A escrita é competente, e os diálogos, em sua maioria, fornecem as pistas necessárias para prosseguir, sem segurar a mão do jogador. Um sistema interessante é o de “conhecimento antigo” para localizar baús enterrados, que incentiva a observação do ambiente. A falta de marcadores de quests onipresentes pode assustar jogadores acostumados a uma orientação mais direta, mas é uma escolha de design coerente com a filosofia do jogo: você precisa ouvir, ler e explorar.

Conclusão: Uma Recomendação com Caveats
Of Ash and Steel é um jogo difícil de avaliar de forma categórica. Tecnicamente, é irregular, com bugs de progressão, problemas de performance e uma apresentação visual que oscila entre o inspirado e o rudimentar. Como uma experiência pura de RPG, no entanto, é uma joia cheia de arestas. Ele captura como poucos a sensação de aventura perigosa, de progressão significativa e de um mundo que parece vivo e indiferente.
Recomendo o jogo? A resposta é um “sim”, mas com condições sólidas. Se você é um jogador que tem zero tolerância a bugs, que busca um combate polido como os de ação modernos, ou que precisa de um guia constante para se orientar, provavelmente vai achar a experiência frustrante.
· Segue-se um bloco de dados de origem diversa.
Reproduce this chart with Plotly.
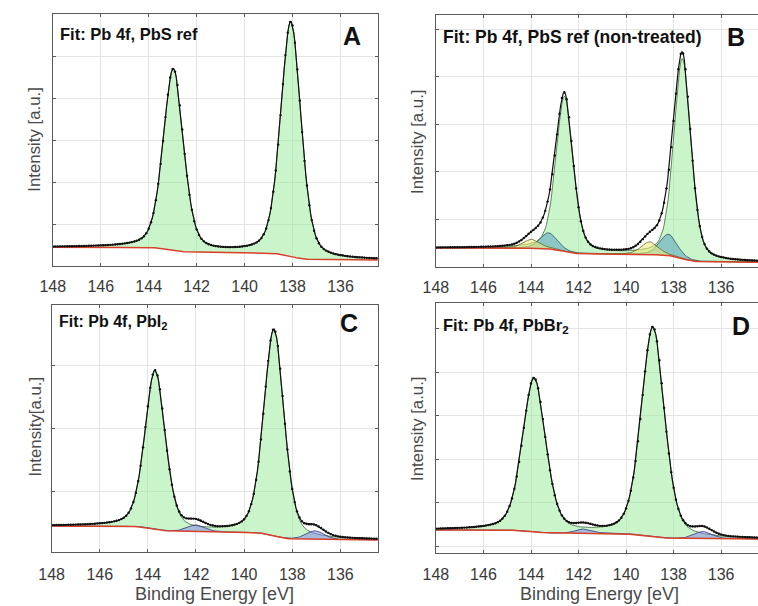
import numpy as np
import plotly.graph_objects as go

W, H = 758, 606

# ---------------- data ----------------
x_lo, x_hi = 134.45, 148.0
x_ticks = [148, 146, 144, 142, 140, 138, 136]

# Panel A : Pb 4f, PbS ref
A_centers = [142.97, 138.07]
A_heights = [4.30, 5.58]
A_fwhm = [1.0, 1.0]
A_bg = [0.445, 0.14]          # background level left / right

# Panel B : Pb 4f, PbS ref (non-treated)
B_main_centers = [142.59, 137.63]
B_main_heights = [3.25, 4.20]
B_main_fwhm = [0.85, 0.85]
B_blue_centers = [143.26, 138.22]
B_blue_heights = [0.34, 0.45]
B_blue_fwhm = [0.85, 0.85]
B_yel_centers = [143.96, 139.00]
B_yel_heights = [0.19, 0.27]
B_yel_fwhm = [0.85, 0.85]
B_bg = [0.40, 0.10]

# Panel C : Pb 4f, PbI2
C_main_centers = [143.70, 138.76]
C_main_heights = [2.50, 3.26]
C_main_fwhm = [1.0, 1.0]
C_blue_centers = [142.00, 137.05]
C_blue_heights = [0.11, 0.14]
C_blue_fwhm = [0.9, 0.9]
C_bg = [0.45, 0.23]

# Panel D : Pb 4f, PbBr2
D_main_centers = [143.87, 138.87]
D_main_heights = [3.52, 4.80]
D_main_fwhm = [1.15, 1.15]
D_blue_centers = [141.76, 136.75]
D_blue_heights = [0.11, 0.17]
D_blue_fwhm = [0.9, 0.9]
D_bg = [0.37, 0.16]

# -----------------------------------------------------------------
ETA = 0.35
xg = np.round(np.arange(x_lo - 0.05, x_hi + 0.051, 0.05), 3)


def pv(x, c, h, w, eta=ETA):
    d = (x - c) / w
    return h * (eta / (1 + 4 * d * d) + (1 - eta) * np.exp(-4 * np.log(2) * d * d))


def doublet(cs, hs, ws):
    return sum(pv(xg, c, h, w) for c, h, w in zip(cs, hs, ws))


def shirley(sig, left, right):
    cum = np.cumsum(sig)
    cum = cum / cum[-1]
    return right + (left - right) * cum


GREEN = ("rgba(150,235,150,0.50)", "rgba(40,90,40,0.9)")
BLUE_B = ("rgba(90,160,195,0.55)", "rgba(30,70,90,0.9)")
YELLOW = ("rgba(240,235,120,0.55)", "rgba(90,90,30,0.9)")
LAV = ("rgba(130,130,235,0.50)", "rgba(40,40,110,0.9)")

fig = go.Figure()


def add_panel(k, comps, bg_lr):
    xa, ya = ("x", "y") if k == 1 else (f"x{k}", f"y{k}")
    sigs = [doublet(*c[0]) for c in comps]
    total = sum(sigs)
    bg = shirley(total, *bg_lr)
    for s, (_, col) in zip(sigs, comps):
        fig.add_trace(go.Scatter(x=xg, y=bg, mode="lines", line=dict(width=0),
                                 xaxis=xa, yaxis=ya, showlegend=False, hoverinfo="skip"))
        fig.add_trace(go.Scatter(x=xg, y=bg + s, mode="lines", fill="tonexty",
                                 fillcolor=col[0], line=dict(color=col[1], width=0.8),
                                 xaxis=xa, yaxis=ya, showlegend=False))
    fig.add_trace(go.Scatter(x=xg, y=bg, mode="lines", line=dict(color="#d8402a", width=1.5),
                             xaxis=xa, yaxis=ya, showlegend=False))
    env = bg + total
    fig.add_trace(go.Scatter(x=xg, y=env, mode="lines", line=dict(color="#111", width=1.2),
                             xaxis=xa, yaxis=ya, showlegend=False))
    fig.add_trace(go.Scatter(x=xg[::2], y=env[::2], mode="markers",
                             marker=dict(color="#111", size=2.4),
                             xaxis=xa, yaxis=ya, showlegend=False))


add_panel(1, [((A_centers, A_heights, A_fwhm), GREEN)], A_bg)
add_panel(2, [((B_main_centers, B_main_heights, B_main_fwhm), GREEN),
              ((B_blue_centers, B_blue_heights, B_blue_fwhm), BLUE_B),
              ((B_yel_centers, B_yel_heights, B_yel_fwhm), YELLOW)], B_bg)
add_panel(3, [((C_main_centers, C_main_heights, C_main_fwhm), GREEN),
              ((C_blue_centers, C_blue_heights, C_blue_fwhm), LAV)], C_bg)
add_panel(4, [((D_main_centers, D_main_heights, D_main_fwhm), GREEN),
              ((D_blue_centers, D_blue_heights, D_blue_fwhm), LAV)], D_bg)


def px(v):
    return v / W


def py(v):
    return 1 - v / H


FONT = "Liberation Sans, Arial, sans-serif"
frame = "#5a5a5a"
grid = "#e4e4e4"

panels = {
    1: dict(xd=[px(40.5), px(371)], yd=[py(266), py(14)], yr=[0, 6], right=True, stand=6),
    2: dict(xd=[px(430.3), 1.0], yd=[py(267), py(15)], yr=[0, 5.3], right=False, stand=6),
    3: dict(xd=[px(39.3), px(371)], yd=[py(552), py(305)], yr=[0.04, 3.95], right=True, stand=8),
    4: dict(xd=[px(430.3), 1.0], yd=[py(553), py(303)], yr=[-0.16, 5.59], right=False, stand=7),
}
lay = {}
for k, p in panels.items():
    sx = "xaxis" if k == 1 else f"xaxis{k}"
    sy = "yaxis" if k == 1 else f"yaxis{k}"
    yid = "y" if k == 1 else f"y{k}"
    xid = "x" if k == 1 else f"x{k}"
    lay[sx] = dict(domain=p["xd"], range=[x_hi, x_lo], anchor=yid,
                   tickvals=x_ticks, ticktext=[str(t) for t in x_ticks],
                   showgrid=True, gridcolor=grid, gridwidth=1,
                   showline=True, linecolor=frame, linewidth=1, mirror="ticks",
                   ticks="inside", ticklen=3, tickcolor=frame,
                   tickfont=dict(family=FONT, size=16, color="#3a3a3a"),
                   ticklabelstandoff=p["stand"], zeroline=False)
    lay[sy] = dict(domain=p["yd"], range=p["yr"], anchor=xid, dtick=1, tick0=0,
                   showticklabels=False, showgrid=True, gridcolor=grid, gridwidth=1,
                   showline=True, linecolor=frame, linewidth=1,
                   mirror="ticks" if p["right"] else False,
                   ticks="inside", ticklen=3, tickcolor=frame, zeroline=False)

ann = []


def text(x, y, s, size, color="#111", angle=0, xanchor="center"):
    ann.append(dict(x=px(x), y=py(y), xref="paper", yref="paper", text=s, showarrow=False,
                    xanchor=xanchor, yanchor="middle", textangle=angle,
                    font=dict(family=FONT, size=size, color=color)))


text(46, 34, "<b>Fit: Pb 4f, PbS ref</b>", 16.5, xanchor="left")
text(345, 36, "<b>A</b>", 25)
text(435, 37, "<b>Fit: Pb 4f, PbS ref (non-treated)</b>", 17.5, xanchor="left")
text(736, 37, "<b>B</b>", 25)
text(45, 322, "<b>Fit: Pb 4f, PbI<sub>2</sub></b>", 16, xanchor="left")
text(342, 323, "<b>C</b>", 25)
text(435, 326, "<b>Fit: Pb 4f, PbBr<sub>2</sub></b>", 16.5, xanchor="left")
text(741, 326, "<b>D</b>", 25)

text(21, 140, "Intensity [a.u.]", 16.8, "#4a4a4a", -90)
text(411, 142, "Intensity [a.u.]", 16.8, "#4a4a4a", -90)
text(22, 427, "Intensity[a.u.]", 16.8, "#4a4a4a", -90)
text(411, 429, "Intensity [a.u.]", 16.8, "#4a4a4a", -90)
text(205, 594, "Binding Energy [eV]", 18, "#4a4a4a")
text(597, 594, "Binding Energy [eV]", 18, "#4a4a4a")

fig.update_layout(width=W, height=H, margin=dict(l=0, r=0, t=0, b=0),
                  paper_bgcolor="white", plot_bgcolor="white",
                  annotations=ann, showlegend=False, **lay)

fig.write_html("out.html")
No entanto, se você sente saudade ou curiosidade pela escola de RPGs representada por Gothic, Risen (os primeiros) e Arx Fatalis, se valoriza a atmosfera acima do polimento e está disposto a enfrentar algumas (ou várias) adversidades técnicas em troca de uma aventura com alma, personalidade e desafio genuíno, então Of Ash and Steel é uma jornada que vale cada momento de frustração e cada triunfo conquistado a ferro. É um trabalho de amor, imperfeito e áspero, mas com um coração que bate forte no lugar certo. Como disseram os próprios fãs, é a “nossa” Gothic moderna. Resta agora trabalhar com o arquivo e polir, porque o potencial aqui é realmente enorme.